** Directive **
Each line from the start of the records below through the line that contains "35, 32, 32]" should be printed exactly. Pictures are omitted.

** Available data **
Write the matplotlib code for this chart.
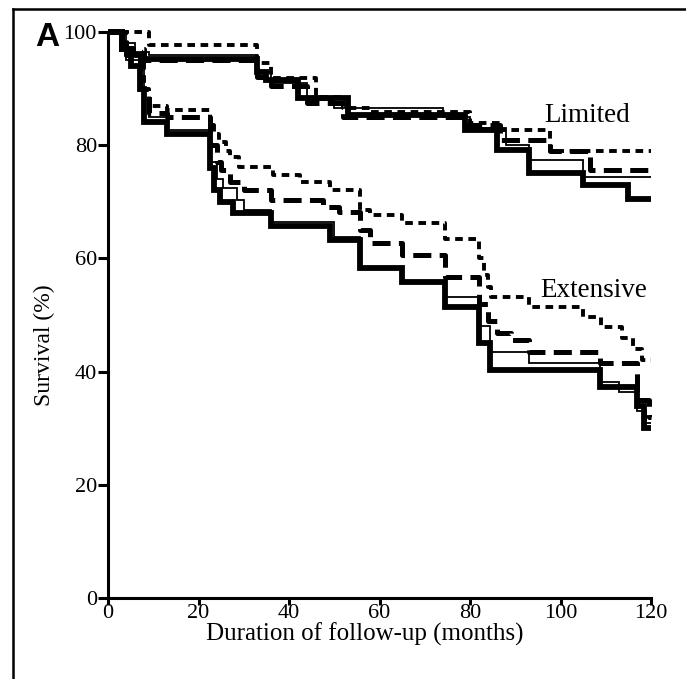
import matplotlib
matplotlib.use("Agg")
import matplotlib.pyplot as plt
import matplotlib as mpl
from matplotlib.lines import Line2D

mpl.rcParams.update({
    "font.family": ["Liberation Serif", "DejaVu Serif"],
    "font.size": 16,
    "lines.scale_dashes": False,
})

### Kaplan-Meier style step curves (months, survival %)
# Limited disease
lim_thick_t = [0, 3, 5, 8, 33, 35, 42, 53, 79, 86, 93, 105, 115, 120]
lim_thick_s = [100, 97, 96, 95.3, 93, 91.5, 88.3, 85.4, 82.7, 79.2, 75.1, 73, 70.5, 70.5]

lim_thin_t = [0, 3, 6, 9, 33, 36, 44, 50, 74, 80, 88, 93, 105, 120]
lim_thin_s = [100, 98, 96.5, 96, 93, 91, 88, 86.5, 85, 83, 80, 77.4, 74.4, 74.4]

lim_dash_t = [0, 4, 8, 33, 36, 44, 52, 79, 86.6, 97.6, 106.5, 120]
lim_dash_s = [100, 97, 95, 92, 90.5, 87.5, 85, 83.5, 80.9, 79, 75.6, 75.6]

lim_dot_t = [0, 9, 33, 36, 46, 52, 58, 80, 86.6, 97.7, 120]
lim_dot_s = [100, 97.7, 94.5, 91.9, 88.5, 86.5, 85.8, 84, 82.7, 79, 79]

# Extensive disease
ext_thick_t = [0, 3, 5, 7, 8, 13, 22.5, 23.5, 24.8, 27.6, 36, 49, 55.7, 65, 74.5, 82, 84.4, 108.7, 117, 118.5, 120]
ext_thick_s = [100, 97, 94, 90, 84.1, 82, 76, 72, 70, 68, 65.7, 63.3, 58.3, 55.8, 51.4, 45, 40.3, 37.3, 34, 30, 30]

ext_thin_t = [0, 4, 8, 9, 13, 22.5, 24, 25.5, 28.5, 30, 36, 50, 55.7, 65, 74.7, 82, 84.4, 93, 108.7, 113, 117, 119, 120]
ext_thin_s = [100, 95, 88, 85, 82.7, 77, 74, 72.4, 70.3, 68.5, 66.4, 63.8, 58.5, 56, 53.2, 48, 43.5, 41.5, 38.2, 36.4, 33, 31, 31]

ext_dash_t = [0, 4, 7, 9, 13, 22.5, 24, 25, 27, 30, 36, 47.5, 51, 55.7, 58, 65, 74.5, 82, 84, 86, 89, 93, 108.7, 117, 119.5, 120]
ext_dash_s = [100, 96, 90, 85.7, 85, 80, 77, 75.6, 73.5, 72, 70.3, 69, 68.2, 65, 62.7, 60.6, 56.7, 52, 49, 46.8, 45.6, 43.5, 41.5, 35, 32, 32]

ext_dot_t = [0, 4, 8, 9, 13, 22.5, 23.5, 24.5, 26, 27, 29, 36.5, 42.4, 49, 55.7, 58, 65, 74.5, 82, 83, 84, 84.6, 93, 105, 109, 113.5, 116, 118, 120]
ext_dot_s = [100, 96, 90, 87, 86.2, 83.5, 82, 80.5, 79, 78, 76.2, 74.7, 73.5, 72, 68.5, 67.7, 66.2, 63.4, 60, 57, 55, 53.2, 51.4, 49.6, 47.9, 46, 44, 42, 42]

x_ticks = [0, 20, 40, 60, 80, 100, 120]
y_ticks = [0, 20, 40, 60, 80, 100]

styles = {
    "thick": dict(color="black", lw=4.2, linestyle="-"),
    "thin": dict(color="black", lw=1.3, linestyle="-"),
    "dash": dict(color="black", lw=3.6, linestyle=(0, (13, 6))),
    "dot": dict(color="black", lw=2.8, linestyle=(0, (5.5, 4))),
}

fig = plt.figure(figsize=(6.86, 6.79), dpi=100)
ax = fig.add_axes([108 / 686, 1 - 598 / 679, (651 - 108) / 686, (598 - 32) / 679])

curves = [
    (lim_thick_t, lim_thick_s, "thick"), (lim_thin_t, lim_thin_s, "thin"),
    (lim_dash_t, lim_dash_s, "dash"), (lim_dot_t, lim_dot_s, "dot"),
    (ext_thick_t, ext_thick_s, "thick"), (ext_thin_t, ext_thin_s, "thin"),
    (ext_dash_t, ext_dash_s, "dash"), (ext_dot_t, ext_dot_s, "dot"),
]
for t, s, kind in curves:
    ax.step(t, s, where="post", clip_on=False, solid_capstyle="butt",
            dash_capstyle="butt", solid_joinstyle="miter", **styles[kind])

ax.set_xlim(0, 120)
ax.set_ylim(0, 100)
ax.set_xticks(x_ticks)
ax.set_yticks(y_ticks)
for side in ["top", "right"]:
    ax.spines[side].set_visible(False)
for side in ["left", "bottom"]:
    ax.spines[side].set_linewidth(2.2)
ax.tick_params(width=2.2, length=7, pad=1, labelsize=16)
ax.tick_params(axis="x", length=5, pad=-1)
ax.set_xlabel("Duration of follow-up (months)", fontsize=18)
ax.xaxis.set_label_coords(0.473, -0.043)
ax.set_ylabel("Survival (%)", fontsize=17)
ax.yaxis.set_label_coords(-0.098, 0.447)

ax.text(96.5, 85.3, "Limited", fontsize=19.5, va="center", ha="left")
ax.text(95.5, 54.4, "Extensive", fontsize=19.5, va="center", ha="left")

fig.text(35 / 686, 1 - 46 / 679, "A", family=["Liberation Sans", "DejaVu Sans"],
         fontweight="bold", fontsize=24, ha="left", va="baseline")

# panel frame (left and top edges only are visible)
fig.add_artist(Line2D([13 / 686, 13 / 686], [0, 1 - 9 / 679], color="black", lw=1.8, transform=fig.transFigure))
fig.add_artist(Line2D([13 / 686, 1], [1 - 9 / 679, 1 - 9 / 679], color="black", lw=1.8, transform=fig.transFigure))

fig.savefig("out.png", dpi=100)
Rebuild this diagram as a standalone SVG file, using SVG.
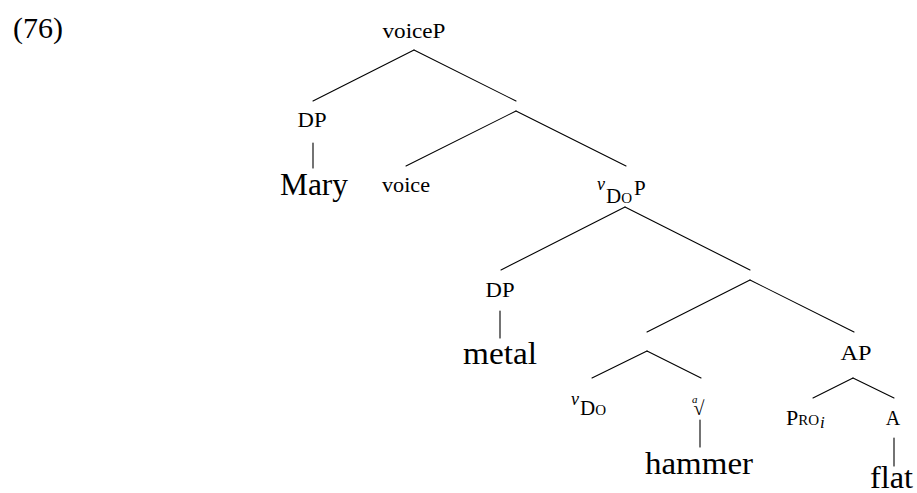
<svg xmlns="http://www.w3.org/2000/svg" width="917" height="493" viewBox="0 0 917 493">
<style>
text{font-family:"Liberation Serif","Times New Roman",serif;fill:#000}
.lab{font-size:20px;text-anchor:middle}
.word{font-size:32px;text-anchor:middle}
.sc{font-variant:small-caps}
.it{font-style:italic}
line{stroke:#000;stroke-width:1.1;stroke-linecap:round}
</style>
<rect width="917" height="493" fill="#fff"/>
<text x="13" y="38" font-size="30">(76)</text>
<g id="connectors">
<line x1="414" y1="50" x2="313" y2="101"/>
<line x1="414" y1="50" x2="516" y2="101"/>
<line x1="313" y1="143" x2="313" y2="168"/>
<line x1="516" y1="111" x2="406" y2="166"/>
<line x1="516" y1="111" x2="626" y2="166"/>
<line x1="625" y1="207" x2="501" y2="270"/>
<line x1="625" y1="207" x2="750" y2="270"/>
<line x1="500" y1="311" x2="500" y2="338"/>
<line x1="750" y1="280" x2="647" y2="332"/>
<line x1="750" y1="280" x2="854" y2="332"/>
<line x1="647" y1="351" x2="592" y2="378"/>
<line x1="647" y1="351" x2="701" y2="378"/>
<line x1="700" y1="420" x2="700" y2="447"/>
<line x1="853" y1="378" x2="813" y2="398"/>
<line x1="853" y1="378" x2="894" y2="398"/>
<line x1="894" y1="438" x2="894" y2="466"/>
</g>
<g id="voiceP"><text class="lab" x="414" y="38" textLength="63" lengthAdjust="spacingAndGlyphs">voiceP</text></g>
<g id="dp1"><text class="lab" x="312" y="127" textLength="29" lengthAdjust="spacingAndGlyphs">DP</text></g>
<g id="mary"><text class="word" x="314" y="195" textLength="68" lengthAdjust="spacingAndGlyphs">Mary</text></g>
<g id="voice"><text class="lab" x="406" y="192" textLength="48" lengthAdjust="spacingAndGlyphs">voice</text></g>
<g id="vDoP"><text x="597" y="190" font-size="18" class="it">v<tspan dx="1" dy="13" font-size="21" font-style="normal" class="sc">Do</tspan><tspan dx="2" dy="-8" font-size="21" font-style="normal">P</tspan></text></g>
<g id="dp2"><text class="lab" x="500" y="297" textLength="29" lengthAdjust="spacingAndGlyphs">DP</text></g>
<g id="metal"><text class="word" x="500" y="364" textLength="74" lengthAdjust="spacingAndGlyphs">metal</text></g>
<g id="AP"><text class="lab" x="856" y="360" textLength="31" lengthAdjust="spacingAndGlyphs">AP</text></g>
<g id="vDo"><text x="571" y="405" font-size="18" class="it">v<tspan dx="1" dy="10" font-size="21" font-style="normal" class="sc">Do</tspan></text></g>
<g id="root"><text x="692" y="403" font-size="11" class="it">a<tspan dx="-4" dy="12" font-size="20" font-style="normal">√</tspan></text></g>
<g id="hammer"><text class="word" x="699" y="474" textLength="108" lengthAdjust="spacingAndGlyphs">hammer</text></g>
<g id="pro"><text x="786" y="425" font-size="22" class="sc">Pro<tspan dx="1" dy="3" font-size="17" class="it" font-variant="normal">i</tspan></text></g>
<g id="A"><text class="lab" x="893" y="425">A</text></g>
<g id="flat"><text class="word" x="870" y="488" style="text-anchor:start" textLength="43" lengthAdjust="spacingAndGlyphs">flat</text></g>
</svg>
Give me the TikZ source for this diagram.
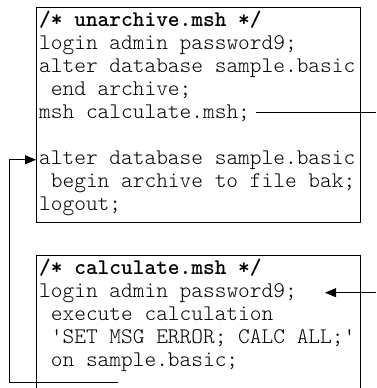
\documentclass[tikz,border=0pt]{standalone}
\usetikzlibrary{arrows.meta}
\begin{document}
\begin{tikzpicture}[x=1pt,y=-1pt,
  code/.style={anchor=base west, inner sep=0pt, font=\fontsize{22.3}{23}\selectfont\ttfamily\fontseries{l}\selectfont},
  codetitle/.style={code, font=\fontsize{22.3}{23}\selectfont\ttfamily\bfseries},
  box/.style={draw, line width=1pt, anchor=north west, inner sep=0pt, minimum width=324pt},
  conn/.style={line width=1pt},
  arr/.style={conn, -{Triangle[length=11pt,width=9pt]}}]
\useasboundingbox (0,0) rectangle (376,388);
\clip (0,0) rectangle (376,388);
% boxes
\node[box, minimum height=215pt] (unarch) at (36,7) {};
\node[box, minimum height=200pt] (calc) at (36,255) {};
% unarchive.msh
\node[codetitle] (t1) at (39,26) {/* unarchive.msh */};
\node[code] (login1) at (39,49) {login admin password9;};
\node[code] (alter1) at (39,72) {alter database sample.basic};
\node[code] (end1) at (39,95) {\hphantom{a}end archive;};
\node[code] (msh) at (39,118) {msh calculate.msh;};
\node[code] (alter2) at (39,164) {alter database sample.basic};
\node[code] (begin2) at (39,187) {\hphantom{a}begin archive to file bak;};
\node[code] (logout) at (39,210) {logout;};
% calculate.msh
\node[codetitle] (t2) at (39,274) {/* calculate.msh */};
\node[code] (login2) at (39,297) {login admin password9;};
\node[code] (exec) at (39,320) {\hphantom{a}execute calculation};
\node[code] (setmsg) at (39,343) {\hphantom{a}\textquotesingle SET MSG ERROR; CALC ALL;\textquotesingle};
\node[code] (onsample) at (39,366) {\hphantom{a}on sample.basic;};
% connector coordinates
\coordinate (redge) at (376,0);
\coordinate (tipx) at (325,0);
\coordinate (lx) at (9,0);
\coordinate (ret) at (118,382);
% connectors
\draw[conn] ([xshift=6pt]msh.east) -- (msh.east -| redge);
\draw[arr] (login2.east -| redge) -- (login2.east -| tipx);
\draw[arr] (ret) -- (ret -| lx) |- (alter2.west -| unarch.west);
\end{tikzpicture}
\end{document}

** Solution below **
Write the matplotlib code for this chart.
import matplotlib
matplotlib.use("Agg")
import matplotlib.pyplot as plt
import matplotlib as mpl
from matplotlib.lines import Line2D

mpl.rcParams.update({
    "font.family": ["Liberation Serif", "DejaVu Serif"],
    "font.size": 16,
    "lines.scale_dashes": False,
})

### Kaplan-Meier style step curves (months, survival %)
# Limited disease
lim_thick_t = [0, 3, 5, 8, 33, 35, 42, 53, 79, 86, 93, 105, 115, 120]
lim_thick_s = [100, 97, 96, 95.3, 93, 91.5, 88.3, 85.4, 82.7, 79.2, 75.1, 73, 70.5, 70.5]

lim_thin_t = [0, 3, 6, 9, 33, 36, 44, 50, 74, 80, 88, 93, 105, 120]
lim_thin_s = [100, 98, 96.5, 96, 93, 91, 88, 86.5, 85, 83, 80, 77.4, 74.4, 74.4]

lim_dash_t = [0, 4, 8, 33, 36, 44, 52, 79, 86.6, 97.6, 106.5, 120]
lim_dash_s = [100, 97, 95, 92, 90.5, 87.5, 85, 83.5, 80.9, 79, 75.6, 75.6]

lim_dot_t = [0, 9, 33, 36, 46, 52, 58, 80, 86.6, 97.7, 120]
lim_dot_s = [100, 97.7, 94.5, 91.9, 88.5, 86.5, 85.8, 84, 82.7, 79, 79]

# Extensive disease
ext_thick_t = [0, 3, 5, 7, 8, 13, 22.5, 23.5, 24.8, 27.6, 36, 49, 55.7, 65, 74.5, 82, 84.4, 108.7, 117, 118.5, 120]
ext_thick_s = [100, 97, 94, 90, 84.1, 82, 76, 72, 70, 68, 65.7, 63.3, 58.3, 55.8, 51.4, 45, 40.3, 37.3, 34, 30, 30]

ext_thin_t = [0, 4, 8, 9, 13, 22.5, 24, 25.5, 28.5, 30, 36, 50, 55.7, 65, 74.7, 82, 84.4, 93, 108.7, 113, 117, 119, 120]
ext_thin_s = [100, 95, 88, 85, 82.7, 77, 74, 72.4, 70.3, 68.5, 66.4, 63.8, 58.5, 56, 53.2, 48, 43.5, 41.5, 38.2, 36.4, 33, 31, 31]

ext_dash_t = [0, 4, 7, 9, 13, 22.5, 24, 25, 27, 30, 36, 47.5, 51, 55.7, 58, 65, 74.5, 82, 84, 86, 89, 93, 108.7, 117, 119.5, 120]
ext_dash_s = [100, 96, 90, 85.7, 85, 80, 77, 75.6, 73.5, 72, 70.3, 69, 68.2, 65, 62.7, 60.6, 56.7, 52, 49, 46.8, 45.6, 43.5, 41.5, 35, 32, 32]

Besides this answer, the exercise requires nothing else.